FFT node - observations

I’ve been comparing the output of the VVVV FFT node with my C audio processing programme which uses the FFTW library.

The VVVV documentation doesn’t really spell out precisely what the FFT calculates. Here is what I think it does based on observations. Would one of the VVVV source crew like to confirm:

  • As you would expect the output is a function of the log of the power density. * EDIT: As clarified below this isn’t right. It is just the power density, not the log *
  • There is an (adaptive?) noise filter that rescales the output to cut off a large amount of low-power noise that would otherwise appear.
  • The most odd feature is that there appears to be an EQ filter applied which increases the response with higher frequency.
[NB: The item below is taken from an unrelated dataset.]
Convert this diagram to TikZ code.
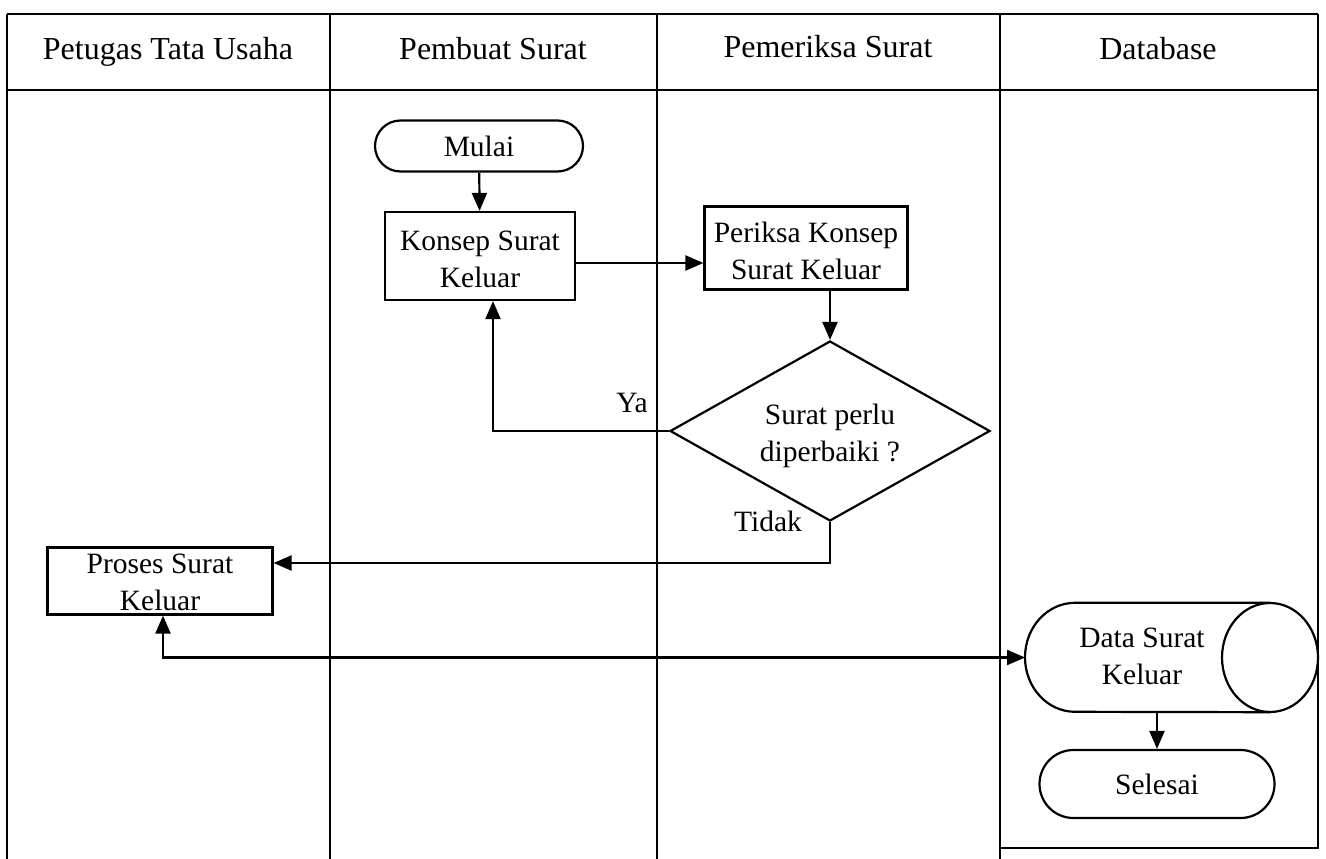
\documentclass[tikz,border=0pt]{standalone}
\usepackage{fontspec}
\setmainfont{Liberation Serif}
\usetikzlibrary{shapes.geometric,shapes.misc,arrows.meta}
\newcommand{\twolines}[2][12pt]{\raisebox{-#1}[0pt][0pt]{\begin{tabular}{@{}c@{}}#2\end{tabular}}}

\begin{document}
\begin{tikzpicture}[x=1pt,y=-1pt,
    lane/.style={line width=1.6pt},
    txt/.style={font=\fontsize{29.5}{37}\selectfont,align=center,inner sep=0pt},
    hdr/.style={font=\fontsize{32}{36}\selectfont,inner sep=0pt,anchor=base},
    proc/.style={draw,line width=2.2pt,txt},
    term/.style={draw,line width=2.2pt,rounded rectangle,txt},
    arr/.style={line width=2.2pt,-{Triangle[length=18pt,width=15pt]}},
    arrb/.style={line width=2.2pt,{Triangle[length=18pt,width=15pt]}-{Triangle[length=18pt,width=15pt]}}]
    \useasboundingbox(0,0) rectangle (1326,859);
    % lanes
    \draw[lane](7,14)--(1318,14);
    \draw[lane](7,90)--(1318,90);
    \draw[lane](7,14)--(7,859);
    \draw[lane](330,14)--(330,859);
    \draw[lane](657,14)--(657,859);
    \draw[lane](1000,14)--(1000,859);
    \draw[lane](1318,14)--(1318,848)--(1000,848);
    \node[hdr](h1) at (168,60) {Petugas Tata Usaha};
    \node[hdr](h2) at (493,60) {Pembuat Surat};
    \node[hdr](h3) at (828,58) {Pemeriksa Surat};
    \node[hdr](h4) at (1158,60) {Database};
    % nodes
    \node[term,minimum width=208pt,minimum height=51pt](mulai) at (479,146) {Mulai};
    \node[proc,minimum width=190pt,minimum height=88pt](konsep) at (480,256) {\twolines{Konsep Surat\\Keluar}};
    \node[proc,minimum width=203pt,minimum height=83pt](periksa) at (806,248) {\twolines{Periksa Konsep\\Surat Keluar}};
    \node[draw,line width=2.2pt,diamond,txt,minimum width=320pt,minimum height=180pt](cek) at (830,431) {\twolines[11pt]{Surat perlu\\diperbaiki ?}};
    \node[proc,minimum width=225pt,minimum height=67pt](proses) at (160,581) {\twolines[9.5pt]{Proses Surat\\Keluar}};
    % data store
    \node[txt,minimum width=293pt,minimum height=109pt](data) at (1171,657.5) {};
    \draw[line width=2.2pt](data.north-|1270,0)--(data.north-|1075,0)
      arc[start angle=270,end angle=90,x radius=50,y radius=54.5]--(data.south-|1270,0);
    \draw[line width=2.2pt](1270,657.5) ellipse[x radius=48,y radius=54.5];
    \node[txt](datatxt) at (1142,657) {\twolines[8pt]{Data Surat\\Keluar}};
    \node[term,minimum width=235pt,minimum height=68pt](selesai) at (1157,784) {Selesai};
    \node[txt](ya) at (632,403) {Ya};
    \node[txt](tidak) at (768,521) {Tidak};
    % connectors
    \draw[arr](mulai)--(konsep);
    \draw[arr](konsep.east|-0,263)--(periksa.west|-0,263);
    \draw[arr](periksa.south-|cek.north)--(cek.north);
    \draw[arr](cek.west)-|([xshift=13pt]konsep.south);
    \draw[arr](cek.south)|-([yshift=18pt]proses.east);
    \draw[arrb]([xshift=3pt]proses.south)|-(data.west-|1025,0);
    \draw[arr](selesai.north|-data.south)--(selesai.north);
  \end{tikzpicture}
\end{document}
If you feed the FFT with white noise you get a slopeing output.

please upload a picture of the white noise slope, probably the fft output is not normalized… for your other questions has one to look into the code. have you switched off the windowing function?

Attached is the test patch and the function generator I am using.

Select the “stereo mixer” as your recording input and then run the function generator. Set the left amplitude to the mid point and click on “white noise”.

I get a definate bulge on the right hand side of the FFT graph from the VVVV patch. On the FFT I have in C the graph is flat.

FFT.zip (27.1 kB)

I get the same bulge.
What I want too know is how to read lower frequencies.
The fft seems happy to pick up high frequencies, but I want to work with a human singing voice. How can I get the fft to do some pitch recognition for this ?

Thanks

The FFT does respond to lower frequencies. If my measurements are right it is just attenuated with respect to the higher frequencies. I guess you could simply apply a scaling factor after the FFT to try and correct this.

The FFT output is (normally) bins of equal frequency size. The maximum frequency is half the sampling rate used to capture the signal. From this you should be able to work out which bins contain voice frequencies. Depending on what you want to do you will then need to apply some processing algorithm. Perhaps look for the bin with the most power as a first approximation.

confirmed, the output gets scaled. i’v now added an input pin to endable/disable the scaling. its default value is enabled, to keep backward compatibility. any better idea?

the fft frequency bins have a linear distribution. to get a better low frequency analysis you have to increase the spreadcount and the audio input buffer size.

@tonfilm: cool. i think the additional pin is the best solution.

I would go along with the new pin solution as well.

Can you also comment on how you are doing a lower-threshold on the FFT output to stop it displaying very-low-power noise?

before the fft is a sine window function, after the fft a scaling factor, which is 1/(sliceNr+1). the fft in earlier versions had 0 for the first slice.

Thanks tonfilm. I think that aspect is now clear.

Just one more question (well maybe a supplementary as well):
Is the FFT output a power spectrum which is proportional to the audio power in each bin, or is it a log(power) spectrum which is proportional to the log of the power in each bin?

In other words when you get the FFT output do you take a log before sending it to the FFT patch output?

If the output is log(power) what have you taken as the zero point and is it adaptive to the input or just fixed?

the output is the magnitude of the complex FFT output. there is no log function.

Thanks. That clears everything up for me!